Weekly column by Kāpiti mayor K Gurunathan.
Last Friday, I met the new owners of Kapiti Coast Airport for the first time. But the story I heard is an old one.
Since 1995, when the National Party Government, as part of its neoliberal ideology, sold off public assets like regional airports, every new owner of the airport would shed crocodile tears about the airport being unsustainable.
They fleeced off slithers of the then 131 hectare block and sold them. That was the beginning of a death by a thousand cuts. One observer deemed it akin to a Ponzi scheme.
Murray Cole originally bought it from the Crown for a mere $1.6 million then sold it in 2006 to Auckland developer Noel Robinson for almost $40m.
Sir Noel projected an amazing 30-year vision to the Kāpiti community of a thriving commercial hub creating thousands of new jobs with the returns supporting a bustling airport. There is no doubt he worked hard at this vision convincing Air New Zealand to operate out of Paraparaumu. He also successfully secured Plan Change 73 to enable development of a business park with proceeds to support the airport operations.
But Sir Noel too abandoned his vision. In 2012 he sold a majority share to the Todd Group. The sale was rumoured to be worth $100m.
The new owners again trotted out the mantra that the airport was not sustainable. They successfully pressed for changes to the original Plan Change 73 to increase the development potential of the business park covering activities that competed with the district's prime retail centre, Coastlands.
Unlike Sir Noel, the Todds had no interest in running an airport. Then, in November last year, the Todds sold the airport to property developers NZ PropCo. The price tag estimated to be close to $150m.

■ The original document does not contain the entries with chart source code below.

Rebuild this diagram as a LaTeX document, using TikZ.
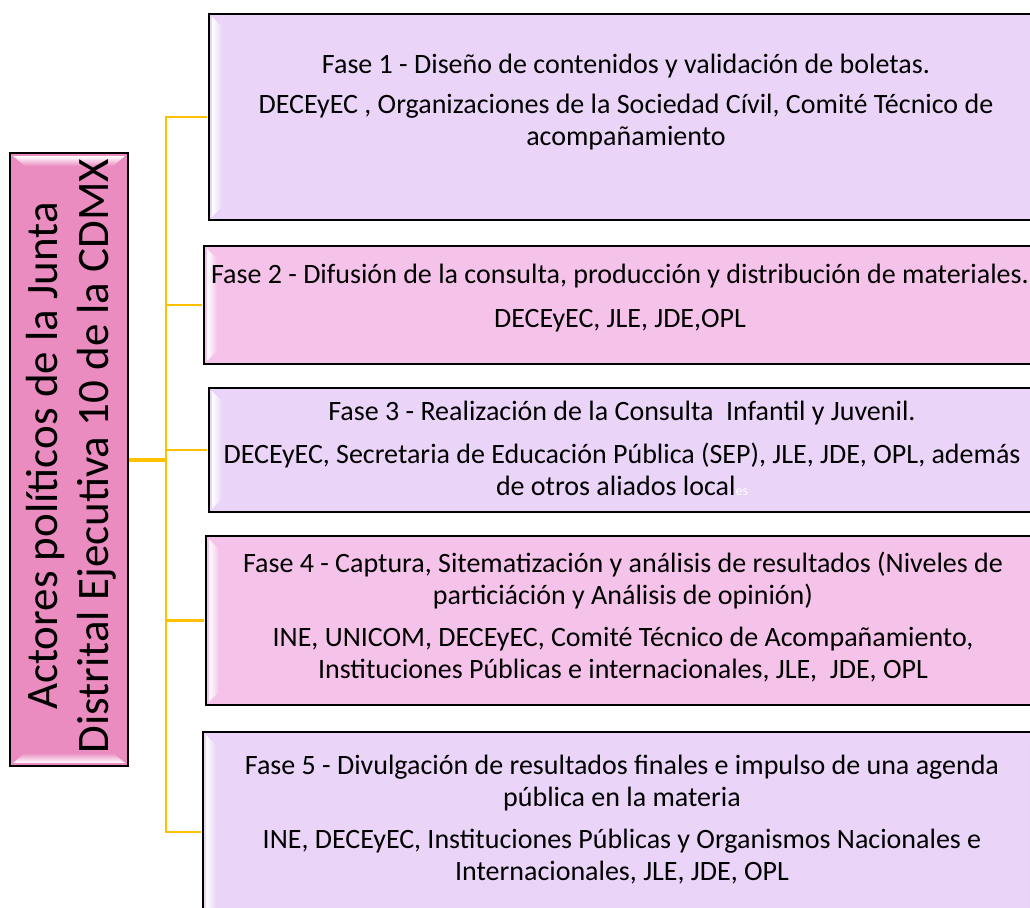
\documentclass[tikz,border=0pt]{standalone}
\usepackage{fontspec}
\setmainfont{Carlito}
\definecolor{lav}{HTML}{EAD5F8}
\definecolor{pnk}{HTML}{F5C3EA}
\definecolor{rootpink}{HTML}{EB8CC0}
\definecolor{gold}{HTML}{FFC000}
\begin{document}
\begin{tikzpicture}[x=1pt,y=1pt,
  phase/.style={draw=black, line width=1.8pt, anchor=north west, inner sep=0pt, minimum width=840pt},
  ptext/.style={align=center, font=\fontsize{28}{31.5}\selectfont, inner sep=0pt, anchor=base},
  link/.style={draw=gold, line width=2.5pt},
  trunk/.style={draw=gold, line width=4pt}]
\useasboundingbox (0,0) rectangle (1030,-907);
\clip (0,0) rectangle (1030,-907);
\fill[white] (0,0) rectangle (1030,-907);

% root
\node[draw=black, line width=1.8pt, fill=rootpink, minimum width=118pt, minimum height=613pt, inner sep=0pt] (root) at (69,-459.5) {};
\shade[top color=white, bottom color=rootpink] ([shift={(4,-4)}]root.north west) -- ([shift={(-4,-4)}]root.north east) -- ([shift={(-16,-14)}]root.north east) -- ([shift={(16,-14)}]root.north west) -- cycle;
\shade[bottom color=white, top color=rootpink] ([shift={(4,4)}]root.south west) -- ([shift={(-4,4)}]root.south east) -- ([shift={(-16,14)}]root.south east) -- ([shift={(16,14)}]root.south west) -- cycle;
\node[rotate=90, align=center, font=\fontsize{45}{51}\selectfont, inner sep=0pt] (rt) at (71,-456) {Actores políticos de la Junta\\Distrital Ejecutiva 10 de la CDMX};

% boxes
\coordinate (hub) at (166,-459.5);
\node[phase, fill=lav, minimum height=206pt] (b1) at (208,-13) {};
\node[phase, fill=pnk, minimum height=118pt] (b2) at (203,-245) {};
\node[phase, fill=lav, minimum height=124pt] (b3) at (208,-387) {};
\node[phase, fill=pnk, minimum height=169pt] (b4) at (205,-535) {};
\node[phase, fill=lav, minimum height=200pt] (b5) at (202,-731) {};
% connectors
\draw[trunk] (root.east) -- (hub);
\foreach \b in {b1,b2,b3,b4,b5} \draw[link] (hub) |- ([xshift=-1pt]\b.west);
\foreach \b/\c in {b1/lav,b2/pnk,b3/lav,b4/pnk,b5/lav}{
  \shade[left color=white, right color=\c] ([shift={(4,-4)}]\b.north west) -- ([shift={(14,-14)}]\b.north west) -- ([shift={(14,14)}]\b.south west) -- ([shift={(4,4)}]\b.south west) -- cycle;
  \shade[right color=white, left color=\c] ([shift={(-4,-4)}]\b.north east) -- ([shift={(-14,-14)}]\b.north east) -- ([shift={(-14,14)}]\b.south east) -- ([shift={(-4,4)}]\b.south east) -- cycle;
}

% texts (anchor base = baseline of last line)
\node[ptext] (t1) at (626,-145) {Fase 1 - Diseño de contenidos y validación de boletas.\\[9pt]DECEyEC , Organizaciones de la Sociedad Cívil, Comité Técnico de\\acompañamiento};
\node[ptext] (t2) at (620,-327) {Fase 2 - Difusión de la consulta, producción y distribución de materiales.\\[12pt]DECEyEC, JLE, JDE,OPL};
\node[ptext] (t3) at (622,-495) {Fase 3 - Realización de la Consulta~ Infantil y Juvenil.\\[12pt]DECEyEC, Secretaria de Educación Pública (SEP), JLE, JDE, OPL, además\\de otros aliados local{\color{white}\fontsize{14}{14}\selectfont es}};
\node[ptext] (t4) at (623,-678) {Fase 4 - Captura, Sitematización y análisis de resultados (Niveles de\\particiáción y Análisis de opinión)\\[11pt]INE, UNICOM, DECEyEC, Comité Técnico de Acompañamiento,\\Instituciones Públicas e internacionales, JLE,~ JDE, OPL};
\node[ptext] (t5) at (622,-880) {Fase 5 - Divulgación de resultados finales e impulso de una agenda\\pública en la materia\\[11pt]INE, DECEyEC, Instituciones Públicas y Organismos Nacionales e\\Internacionales, JLE, JDE, OPL};
\end{tikzpicture}
\end{document}
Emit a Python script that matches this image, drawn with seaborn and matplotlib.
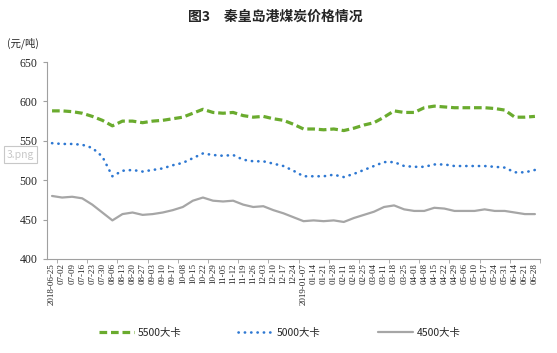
import numpy as np
import pandas as pd
import seaborn as sns
import matplotlib.pyplot as plt
from matplotlib.ticker import FixedLocator

sns.set_style("white")
plt.rcParams['font.family'] = ['Noto Sans CJK SC', 'DejaVu Sans']

# weekly dates (category axis)
dates = ["2018-06-25", "07-02", "07-09", "07-16", "07-23", "07-30", "08-06", "08-13",
         "08-20", "08-27", "09-03", "09-10", "09-17", "10-08", "10-15", "10-22", "10-29",
         "11-05", "11-12", "11-19", "11-26", "12-03", "12-10", "12-17", "12-24",
         "2019-01-07", "01-14", "01-21", "01-28", "02-11", "02-18", "02-25", "03-04",
         "03-11", "03-18", "03-25", "04-01", "04-08", "04-15", "04-22", "04-29", "05-06",
         "05-10", "05-17", "05-24", "05-31", "06-14", "06-21", "06-28"]

# prices, yuan per ton
price_5500 = [588, 588, 587, 585, 581, 576, 569, 575, 575, 573, 575, 576, 578, 580,
              585, 590, 586, 585, 586, 582, 580, 581, 578, 576, 571,
              565, 565, 564, 565, 563, 566, 570, 573, 580, 588, 586, 586, 592, 594,
              593, 592, 592, 592, 592, 591, 589, 580, 580, 581]
price_5000 = [547, 546, 546, 545, 541, 530, 505, 512, 513, 511, 513, 515, 519, 522,
              528, 534, 532, 531, 532, 526, 524, 524, 521, 518, 512,
              505, 505, 505, 507, 504, 508, 513, 518, 523, 523, 518, 517, 517, 520,
              520, 518, 518, 518, 518, 517, 516, 510, 510, 513]
price_4500 = [480, 478, 479, 477, 469, 459, 449, 457, 459, 456, 457, 459, 462, 466,
              474, 478, 474, 473, 474, 469, 466, 467, 462, 458, 453,
              448, 449, 448, 449, 447, 452, 456, 460, 466, 468, 463, 461, 461, 465,
              464, 461, 461, 461, 463, 461, 461, 459, 457, 457]

labels = ["5500大卡", "5000大卡", "4500大卡"]
colors = ["#6AAB2E", "#2E78D2", "#A6A6A6"]

x = np.arange(len(dates))
fig = plt.figure(figsize=(5.57, 3.53), dpi=100)
ax = fig.add_axes([0.0844, 0.2663, 0.885, 0.558])

sns.lineplot(x=x, y=price_5500, ax=ax, color=colors[0], linewidth=2.3,
             linestyle=(0, (2.4, 1.2)), label=labels[0])
sns.lineplot(x=x, y=price_5000, ax=ax, color=colors[1], linewidth=1.9,
             linestyle=(0, (0.1, 2.3)), dash_capstyle="round", label=labels[1])
sns.lineplot(x=x, y=price_4500, ax=ax, color=colors[2], linewidth=1.6,
             label=labels[2])

ax.set_xlim(-0.5, len(dates) - 0.5)
ax.set_ylim(400, 650)
ax.set_yticks([400, 450, 500, 550, 600, 650])
ax.set_xticks(x)
ax.set_xticklabels(dates, rotation=90, fontsize=6.5, family="Liberation Serif")
ax.xaxis.set_minor_locator(FixedLocator(np.arange(0.5, len(dates), 3)))
ax.tick_params(axis="x", which="major", length=0, pad=3)
ax.tick_params(axis="x", which="minor", length=3, color="#A0A0A0", direction="out", bottom=True)
ax.tick_params(axis="y", length=3, color="#A0A0A0", direction="out", left=True, pad=4)
for t in ax.get_yticklabels():
    t.set_family("Liberation Serif")
    t.set_fontsize(8.5)

for s in ["top", "right"]:
    ax.spines[s].set_visible(False)
for s in ["left", "bottom"]:
    ax.spines[s].set_color("#A0A0A0")
    ax.spines[s].set_linewidth(0.8)

fig.text(0.495, 0.952, "图3　秦皇岛港煤炭价格情况", ha="center", va="center",
         fontsize=10, fontweight="bold")
fig.text(0.013, 0.878, "(元/吨)", ha="left", va="center", fontsize=7.5)

# screenshot tooltip
fig.text(0.012, 0.562, "3.png", ha="left", va="center", fontsize=7.5, color="#C8C8C8",
         zorder=10,
         bbox=dict(boxstyle="square,pad=0.3", fc="white", ec="#C8C8C8", lw=0.8))

ax.legend(loc="center", ncol=3, frameon=False, fontsize=7.5, handlelength=3.4,
          handletextpad=0.3, columnspacing=5.5)
ax.get_legend().set_bbox_to_anchor((0.502, 0.057), transform=fig.transFigure)

fig.savefig("out.png", dpi=100)
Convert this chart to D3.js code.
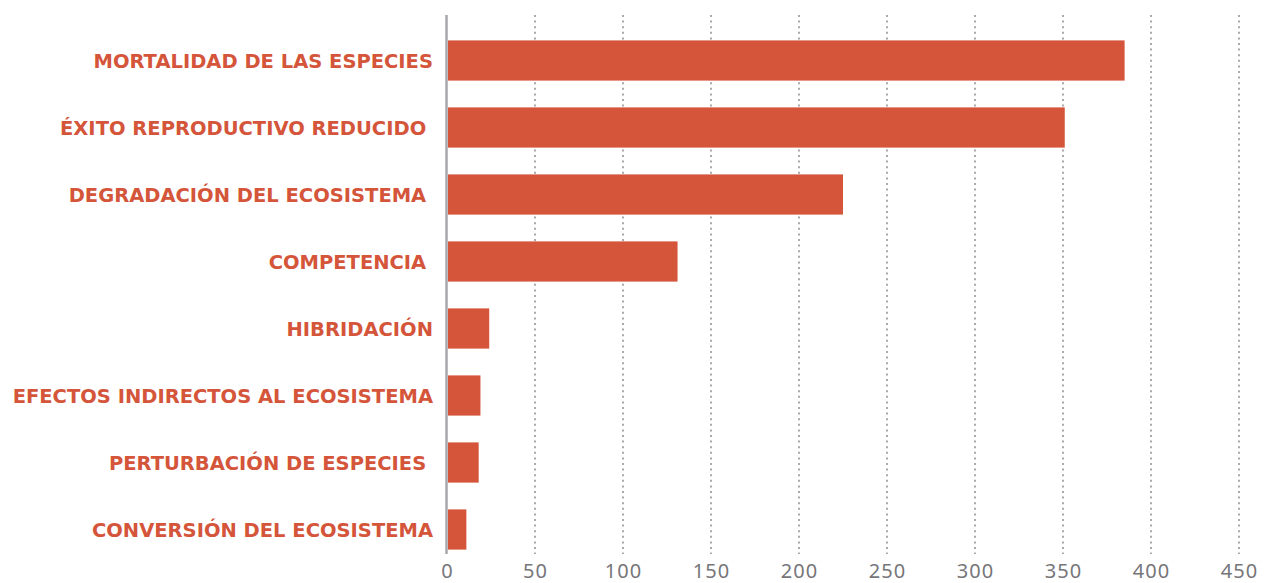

Effectively between 1995 to 2019 the value of the airport block had spiralled from $1.6m to $150m. What was even more telling was that this block of land was originally taken from Māori under the Public Works Act for defence purposes. In 1995 the original owners had contested the Crown's sale but failed, they contested it again in 2006 but the Environment Court ruled that the question of original ownership was not a matter for that court.
There are two serious moral breaches underpinning this airport story. Firstly, the systematic alienation of the land by the Crown which cheated the original Māori owners from their right to be offered back the land taken under the Public Works Act.
Secondly, Plan Change 73, secured by Sir Noel in 2009, was based on the valid argument that the commercial development of airport land was critical with the profits supporting the sustainability of the airport operations. That's why Sir Noel only leased the land and buildings to businesses.
The new owners NZ PropCo Ltd are advertising the sale of the different titles on the business park. Given the long historical association between the airport and the Kāpiti communities it should be no surprise to NZ PropCo that there will be significant community opposition to any attempt to undermine the viability of the airport or to close it.
The council has, in the recent past, backed the community, including the business community, to fight for the retention of viable air services out of Kāpiti. Given the ratepayer investment, and strong public sentiments, I see no reason to change that position.
I understand the new owners had paid huge, but unknown, sums of money for a suite of Todd Group properties across the country during the pre-Covid 19 economic situation. It's understandable that in the economics of the post-Covid 19 situation NZ PropCo will be looking at rationalising its property holdings.
However, the airport has always been accepted as a strategic district and regional asset. And must continue to be.
I'm hoping the new owners will keep this in perspective and, in my recent meeting with them, I have requested the owners to provide our communities with their vision of what plans they have for this strategic block of land.
I think it's only fair to give the new owners a chance to show they are not just carpetbaggers after a quick buck but people committed to contributing to the common good of Kāpiti. A common good that includes a place in the sun for 'our airport'.